Members can see our full first drive verdict of the new Seat Leon, including our full video, driving impressions and pictures. Sign up for £1 if you're not a member, and here's a sneak peek of our first drive video and verdict.
New Seat Leon first drive video
New Seat Leon: What’s new?
Following the 2013 Golf and Audi A3, the Leon is the latest car to use Volkswagen Group’s new MQB platform. So it’s essentially a Golf/A3 underneath, with the same engines, gearboxes, suspension, brakes and many other components.
The Leon comes in three body styles. The five-door hatchback seen here reaches showrooms in March 2013 (just in time for the plate-change). A three-door hatch, called Sport Coupé, arrives in July, followed by the Sport Tourer estate in November.
Leon looks more distinctive than VW Golf
Four petrol and four diesel engines are offered initially. The petrol line-up consists of 1.2 TSI (85 or 104bhp), 1.4 TSI (138bhp) and 1.8 TSI (178bhp). Diesels start with the 1.6 TDI (89 or 104bhp), then 2.0 TDI (148 or 181bhp). Seat’s DSG semi-automatic gearbox is available with most engines for an extra £1,250.
Trim levels are the same as before: S, SE and FR. Standard kit on the S includes air-con, heated mirrors, Bluetooth and a touchscreen media system. Upgrade to SE and you’ll get 16in alloy wheels, cruise control and rear electric windows, while the FR has 17in alloys, climate control air-con, sports seats and parking sensors.
Prices start at £15,670 for the 1.2 TSI petrol in S-spec. The version Seat expects to be the best-seller, the 1.6 TDI SE diesel, is £18,490. And the current range-topper, the 2.0 TDI FR diesel, sells for £22,375.
New Seat Leon: What’s it up against?
The Leon’s biggest challenge comes from its in-house rival, the Volkswagen Golf. A new Skoda Octavia, also spun from the MQB platform, will arrive next year, probably undercutting the Seat on price.
Elsewhere, the Ford Focus and Vauxhall Astra are top-sellers in this segment, while Korean cars like the Hyundai i30 and Kia Cee’d offer a value-priced alternative.
New Leon has a range of fuel-efficient engines
Finally, there are ‘crossovers’ like the Nissan Qashqai and Vauxhall Mokka. These combine hatchback practicality with beefed-up 4x4 styling.
New Seat Leon: Why buy one?
In short, the Leon is cheaper than a Golf and – to our eyes at least – better looking.
A start price of £15,670 for the Leon 1.2 TSI S compares favourably to the £16,933 VW asks for the equivalent Golf, and that gap increases to more than £2,000 further up the range.
And if you find the same-again styling of the 2013 Golf boring, the crisper, sculpted lines of the Leon might appeal. It’s hardly ground-breaking, but it beats the bulbous, MPV-lite look of the old Seat Leon.
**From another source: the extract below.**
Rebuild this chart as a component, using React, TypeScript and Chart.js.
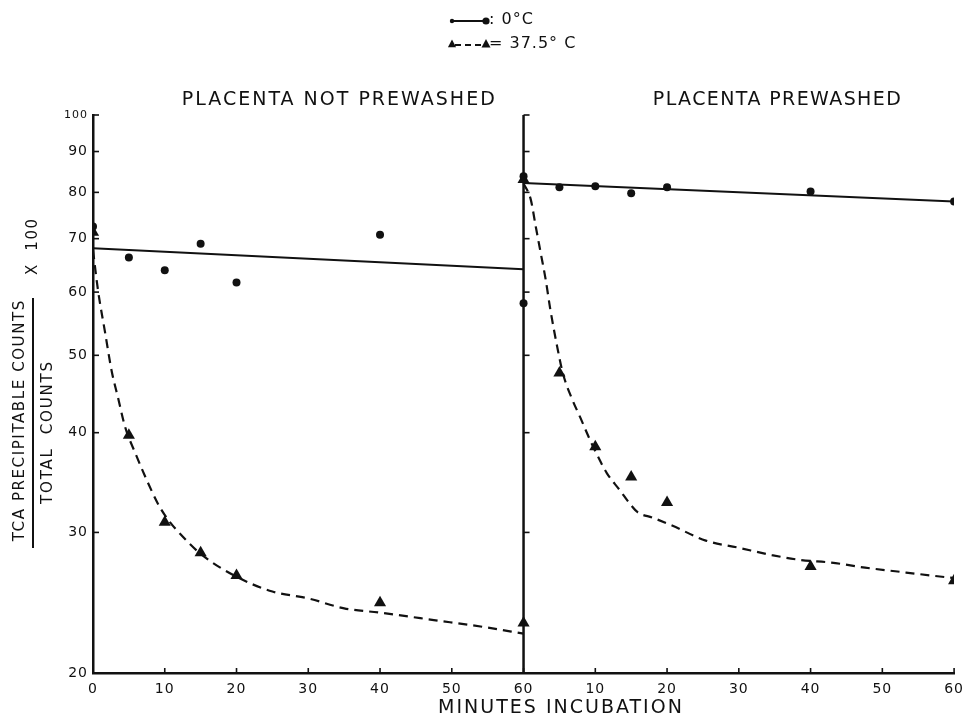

Aside from the inevitable Golf comparisons, there are other reasons to consider the Leon. Firstly, it’s well-equipped and comes with plenty of safety equipment, including seven airbags, stability control, tyre-pressure monitoring and brake assist.
Secondly, it has a strong range of engines. The turbocharged TSI petrol units provide plenty of pulling power, while Seat claims a thrifty 74.3mpg for the 104bhp 1.6 TDI diesel. Its CO2 emissions of 99g/km mean free car tax, too.
Finally, the Seat is fun to drive. It’s refined and comfortable, yet it handles with an agility that’s streets ahead of the old, heavier Leon.
A touchscreen media system is standard
FR versions are even better, thanks to independent rear suspension instead of a (cheaper) torsion beam axle. FR-spec also includes Seat Drive Profile, which allows the driver to adjust the steering and throttle response between Comfort, Eco, Sport and Individual modes.
The signs are good for the Leon Cupra hot hatch, based on the next Golf GTI and due in 2014.
Read more driving impressions of the Seat Leon
New Seat Leon: What’s its Achilles’ heel?
Seat has made an effort to set the Leon apart from its Golf and A3 cousins. But look past the sharper styling and cheaper plastics and the biggest difference between these cars is the way they are marketed.
Skoda’s continued renaissance has left Seat looking like the poor relation in the VW family and it remains to be seen whether buyers will accept the brand’s ‘youthful and sporty’ tag – especially when it persists with dull-as-ditchwater cars like the Toledo.
Brand image is subjective, of course, and those who judge the Leon on its own merits will find it a well-priced and thoroughly capable car.